┌────────

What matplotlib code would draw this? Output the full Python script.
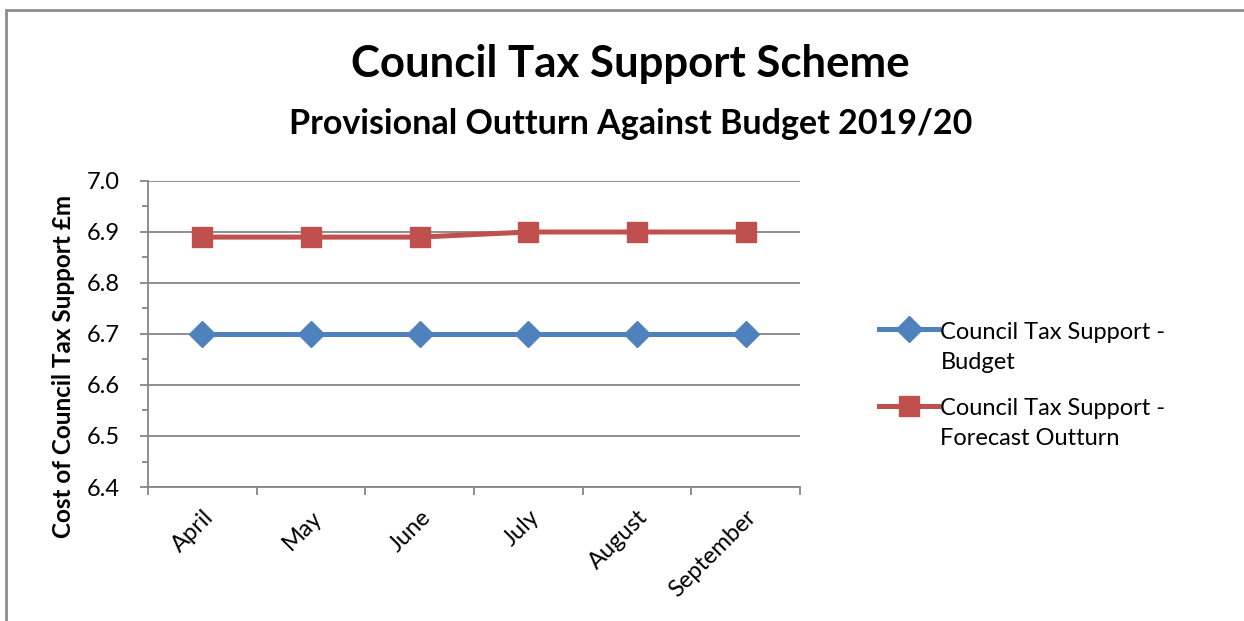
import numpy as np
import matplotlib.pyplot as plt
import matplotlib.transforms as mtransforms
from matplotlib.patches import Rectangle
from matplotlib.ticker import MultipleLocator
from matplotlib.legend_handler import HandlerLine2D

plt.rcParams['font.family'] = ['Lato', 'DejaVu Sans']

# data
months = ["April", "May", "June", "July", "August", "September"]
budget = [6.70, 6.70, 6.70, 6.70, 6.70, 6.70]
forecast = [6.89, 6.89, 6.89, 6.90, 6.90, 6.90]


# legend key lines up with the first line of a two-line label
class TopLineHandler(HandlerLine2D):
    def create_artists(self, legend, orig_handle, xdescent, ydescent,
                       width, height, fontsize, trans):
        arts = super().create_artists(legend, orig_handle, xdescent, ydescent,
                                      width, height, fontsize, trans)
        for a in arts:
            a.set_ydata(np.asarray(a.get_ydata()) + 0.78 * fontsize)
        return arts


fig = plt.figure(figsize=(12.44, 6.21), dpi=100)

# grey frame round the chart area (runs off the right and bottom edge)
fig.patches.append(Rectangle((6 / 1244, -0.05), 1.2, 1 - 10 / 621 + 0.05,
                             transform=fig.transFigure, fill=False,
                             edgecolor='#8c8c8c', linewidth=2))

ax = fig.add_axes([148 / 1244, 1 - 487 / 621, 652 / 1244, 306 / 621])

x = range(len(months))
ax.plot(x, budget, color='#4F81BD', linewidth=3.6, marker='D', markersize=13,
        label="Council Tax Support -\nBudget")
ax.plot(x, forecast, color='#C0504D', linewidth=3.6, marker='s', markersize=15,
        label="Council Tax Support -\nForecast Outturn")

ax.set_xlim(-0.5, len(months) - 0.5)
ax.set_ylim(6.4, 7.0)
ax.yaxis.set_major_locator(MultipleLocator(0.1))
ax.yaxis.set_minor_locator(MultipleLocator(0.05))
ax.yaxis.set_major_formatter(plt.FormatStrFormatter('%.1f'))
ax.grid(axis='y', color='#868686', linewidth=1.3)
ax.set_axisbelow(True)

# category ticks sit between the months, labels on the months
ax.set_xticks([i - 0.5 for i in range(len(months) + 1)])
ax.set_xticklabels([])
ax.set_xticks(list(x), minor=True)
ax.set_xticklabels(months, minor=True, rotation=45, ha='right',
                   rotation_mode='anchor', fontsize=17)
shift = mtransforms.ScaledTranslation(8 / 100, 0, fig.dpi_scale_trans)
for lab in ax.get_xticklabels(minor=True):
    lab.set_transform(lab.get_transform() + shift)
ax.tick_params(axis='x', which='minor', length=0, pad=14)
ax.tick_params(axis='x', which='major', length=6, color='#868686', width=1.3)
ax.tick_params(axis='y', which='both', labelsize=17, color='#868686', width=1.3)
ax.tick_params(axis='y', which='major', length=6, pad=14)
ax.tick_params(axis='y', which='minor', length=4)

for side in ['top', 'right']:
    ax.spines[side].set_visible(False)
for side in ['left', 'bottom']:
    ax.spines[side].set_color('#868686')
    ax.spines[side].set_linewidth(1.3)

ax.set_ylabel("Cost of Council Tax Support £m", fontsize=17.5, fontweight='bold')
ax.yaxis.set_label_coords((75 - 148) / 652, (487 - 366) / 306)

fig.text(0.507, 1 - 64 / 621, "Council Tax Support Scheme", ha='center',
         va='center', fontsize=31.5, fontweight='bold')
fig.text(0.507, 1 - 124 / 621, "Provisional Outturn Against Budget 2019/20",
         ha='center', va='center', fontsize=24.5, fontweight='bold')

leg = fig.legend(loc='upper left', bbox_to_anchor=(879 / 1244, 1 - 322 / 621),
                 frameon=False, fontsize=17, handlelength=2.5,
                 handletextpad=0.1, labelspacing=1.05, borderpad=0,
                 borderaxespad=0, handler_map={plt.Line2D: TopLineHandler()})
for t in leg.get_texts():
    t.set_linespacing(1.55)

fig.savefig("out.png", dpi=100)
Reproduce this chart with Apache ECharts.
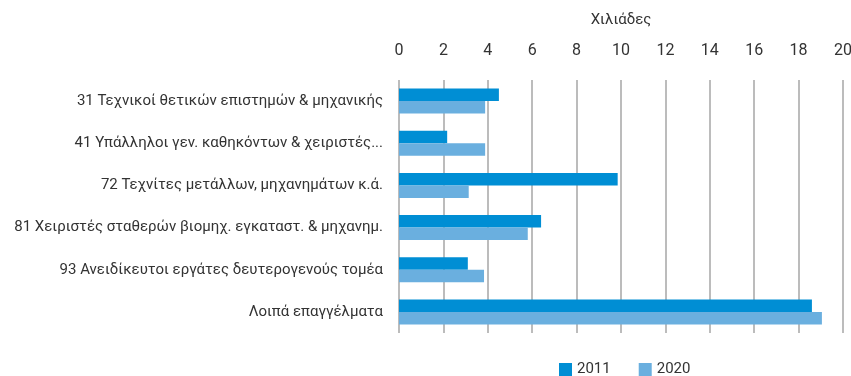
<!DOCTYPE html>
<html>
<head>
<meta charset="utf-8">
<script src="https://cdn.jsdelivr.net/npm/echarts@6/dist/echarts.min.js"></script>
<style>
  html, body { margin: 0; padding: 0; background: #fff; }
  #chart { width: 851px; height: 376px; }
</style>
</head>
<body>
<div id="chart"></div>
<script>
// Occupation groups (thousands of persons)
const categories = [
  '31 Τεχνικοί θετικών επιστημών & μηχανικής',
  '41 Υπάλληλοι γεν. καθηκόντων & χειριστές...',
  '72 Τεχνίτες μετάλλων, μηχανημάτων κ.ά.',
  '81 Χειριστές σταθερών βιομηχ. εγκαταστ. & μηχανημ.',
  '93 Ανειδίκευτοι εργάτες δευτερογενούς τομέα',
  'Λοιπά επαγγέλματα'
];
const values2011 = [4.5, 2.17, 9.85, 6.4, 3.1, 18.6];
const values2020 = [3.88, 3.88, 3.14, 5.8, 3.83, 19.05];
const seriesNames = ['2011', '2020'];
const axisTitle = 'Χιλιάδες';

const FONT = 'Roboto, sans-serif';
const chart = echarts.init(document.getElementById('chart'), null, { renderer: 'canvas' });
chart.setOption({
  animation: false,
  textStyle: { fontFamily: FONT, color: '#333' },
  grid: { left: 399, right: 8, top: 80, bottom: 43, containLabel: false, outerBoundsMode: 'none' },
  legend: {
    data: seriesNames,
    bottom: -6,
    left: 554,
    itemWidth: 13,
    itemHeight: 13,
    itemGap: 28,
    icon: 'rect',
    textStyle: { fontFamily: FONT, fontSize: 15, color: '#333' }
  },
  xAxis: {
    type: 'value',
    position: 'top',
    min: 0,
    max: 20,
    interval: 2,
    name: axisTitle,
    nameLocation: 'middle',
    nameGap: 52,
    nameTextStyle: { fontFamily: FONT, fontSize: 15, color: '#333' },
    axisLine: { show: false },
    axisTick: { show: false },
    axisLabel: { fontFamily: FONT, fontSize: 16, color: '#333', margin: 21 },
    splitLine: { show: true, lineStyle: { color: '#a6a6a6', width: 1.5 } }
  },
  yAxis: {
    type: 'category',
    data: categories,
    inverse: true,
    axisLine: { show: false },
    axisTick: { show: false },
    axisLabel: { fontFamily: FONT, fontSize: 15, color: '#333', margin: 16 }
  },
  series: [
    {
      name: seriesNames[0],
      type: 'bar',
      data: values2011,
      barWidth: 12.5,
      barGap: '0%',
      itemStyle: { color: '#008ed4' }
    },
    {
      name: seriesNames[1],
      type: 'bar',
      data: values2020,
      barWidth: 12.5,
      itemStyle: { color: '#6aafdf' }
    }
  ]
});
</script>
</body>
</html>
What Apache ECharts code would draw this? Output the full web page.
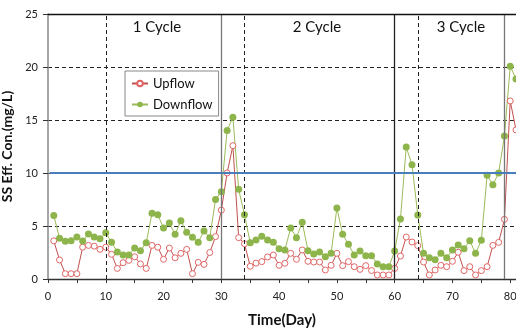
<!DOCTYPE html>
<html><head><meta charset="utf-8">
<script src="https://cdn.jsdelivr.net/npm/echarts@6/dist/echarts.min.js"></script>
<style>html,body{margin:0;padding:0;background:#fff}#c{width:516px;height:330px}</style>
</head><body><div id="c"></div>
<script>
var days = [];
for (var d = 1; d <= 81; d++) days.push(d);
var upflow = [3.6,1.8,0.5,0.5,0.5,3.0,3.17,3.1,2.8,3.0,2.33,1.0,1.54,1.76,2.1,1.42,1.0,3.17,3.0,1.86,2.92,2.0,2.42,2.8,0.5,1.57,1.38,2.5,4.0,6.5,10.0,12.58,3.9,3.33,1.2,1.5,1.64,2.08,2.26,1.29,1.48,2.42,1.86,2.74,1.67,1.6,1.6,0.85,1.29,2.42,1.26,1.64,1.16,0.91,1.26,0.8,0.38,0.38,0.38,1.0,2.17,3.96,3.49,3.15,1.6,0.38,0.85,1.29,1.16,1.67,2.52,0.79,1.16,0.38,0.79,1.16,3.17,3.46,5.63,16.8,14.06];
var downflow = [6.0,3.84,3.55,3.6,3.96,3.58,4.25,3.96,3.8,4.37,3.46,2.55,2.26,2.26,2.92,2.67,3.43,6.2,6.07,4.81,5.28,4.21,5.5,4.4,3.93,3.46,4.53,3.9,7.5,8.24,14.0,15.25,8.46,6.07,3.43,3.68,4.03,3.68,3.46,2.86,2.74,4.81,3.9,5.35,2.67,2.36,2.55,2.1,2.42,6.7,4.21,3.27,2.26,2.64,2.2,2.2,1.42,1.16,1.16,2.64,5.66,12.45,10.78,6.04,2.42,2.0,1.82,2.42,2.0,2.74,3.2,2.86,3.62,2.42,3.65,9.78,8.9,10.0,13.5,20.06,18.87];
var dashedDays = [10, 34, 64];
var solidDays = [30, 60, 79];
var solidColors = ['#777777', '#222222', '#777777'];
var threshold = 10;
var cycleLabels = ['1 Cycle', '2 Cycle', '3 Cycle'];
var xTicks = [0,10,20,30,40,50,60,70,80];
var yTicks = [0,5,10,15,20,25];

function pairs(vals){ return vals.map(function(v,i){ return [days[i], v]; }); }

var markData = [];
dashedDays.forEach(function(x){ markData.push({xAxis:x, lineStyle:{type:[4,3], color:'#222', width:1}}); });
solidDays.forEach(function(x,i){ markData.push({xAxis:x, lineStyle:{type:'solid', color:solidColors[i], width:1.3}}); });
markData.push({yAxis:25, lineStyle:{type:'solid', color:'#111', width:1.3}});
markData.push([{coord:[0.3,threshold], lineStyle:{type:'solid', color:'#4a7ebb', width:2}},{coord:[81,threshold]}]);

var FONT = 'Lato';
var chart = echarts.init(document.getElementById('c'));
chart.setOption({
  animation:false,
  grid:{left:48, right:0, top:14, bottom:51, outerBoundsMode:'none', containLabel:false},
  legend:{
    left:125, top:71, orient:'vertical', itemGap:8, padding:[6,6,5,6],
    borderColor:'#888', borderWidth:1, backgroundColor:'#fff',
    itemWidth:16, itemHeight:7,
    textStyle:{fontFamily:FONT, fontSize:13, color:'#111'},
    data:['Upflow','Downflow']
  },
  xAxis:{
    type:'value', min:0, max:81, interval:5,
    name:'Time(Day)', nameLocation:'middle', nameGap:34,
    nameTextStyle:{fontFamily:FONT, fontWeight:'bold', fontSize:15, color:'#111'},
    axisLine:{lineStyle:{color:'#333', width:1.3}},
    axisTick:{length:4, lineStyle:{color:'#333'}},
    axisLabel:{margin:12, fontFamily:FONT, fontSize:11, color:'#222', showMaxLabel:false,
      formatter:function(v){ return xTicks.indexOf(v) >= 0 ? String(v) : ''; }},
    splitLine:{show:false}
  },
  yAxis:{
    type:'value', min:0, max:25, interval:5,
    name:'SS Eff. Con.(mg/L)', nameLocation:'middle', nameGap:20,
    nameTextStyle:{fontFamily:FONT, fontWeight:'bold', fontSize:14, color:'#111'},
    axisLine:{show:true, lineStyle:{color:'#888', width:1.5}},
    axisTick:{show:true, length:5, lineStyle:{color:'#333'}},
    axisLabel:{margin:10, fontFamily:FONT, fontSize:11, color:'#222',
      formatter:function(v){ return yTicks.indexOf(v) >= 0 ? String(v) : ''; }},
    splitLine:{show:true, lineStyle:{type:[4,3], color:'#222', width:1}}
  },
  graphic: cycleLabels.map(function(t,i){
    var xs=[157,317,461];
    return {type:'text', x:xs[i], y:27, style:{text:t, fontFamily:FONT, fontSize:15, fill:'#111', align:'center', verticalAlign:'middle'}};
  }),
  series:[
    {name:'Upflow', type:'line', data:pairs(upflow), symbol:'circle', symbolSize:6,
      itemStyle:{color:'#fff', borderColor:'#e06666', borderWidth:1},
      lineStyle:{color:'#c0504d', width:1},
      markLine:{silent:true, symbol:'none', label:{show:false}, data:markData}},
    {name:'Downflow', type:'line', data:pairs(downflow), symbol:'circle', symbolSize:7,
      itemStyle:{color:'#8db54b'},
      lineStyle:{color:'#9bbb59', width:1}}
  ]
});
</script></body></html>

└────────

[What this task involves] Make an exact copy of only the lines from the one with "Reproduce this chart with Apache ECharts." through the one with "const axisTitle = 'Χιλιάδες';". Pictures don't belong in it.

[Finished answer]
Reproduce this chart with Apache ECharts.
<!DOCTYPE html>
<html>
<head>
<meta charset="utf-8">
<script src="https://cdn.jsdelivr.net/npm/echarts@6/dist/echarts.min.js"></script>
<style>
  html, body { margin: 0; padding: 0; background: #fff; }
  #chart { width: 851px; height: 376px; }
</style>
</head>
<body>
<div id="chart"></div>
<script>
// Occupation groups (thousands of persons)
const categories = [
  '31 Τεχνικοί θετικών επιστημών & μηχανικής',
  '41 Υπάλληλοι γεν. καθηκόντων & χειριστές...',
  '72 Τεχνίτες μετάλλων, μηχανημάτων κ.ά.',
  '81 Χειριστές σταθερών βιομηχ. εγκαταστ. & μηχανημ.',
  '93 Ανειδίκευτοι εργάτες δευτερογενούς τομέα',
  'Λοιπά επαγγέλματα'
];
const values2011 = [4.5, 2.17, 9.85, 6.4, 3.1, 18.6];
const values2020 = [3.88, 3.88, 3.14, 5.8, 3.83, 19.05];
const seriesNames = ['2011', '2020'];
const axisTitle = 'Χιλιάδες';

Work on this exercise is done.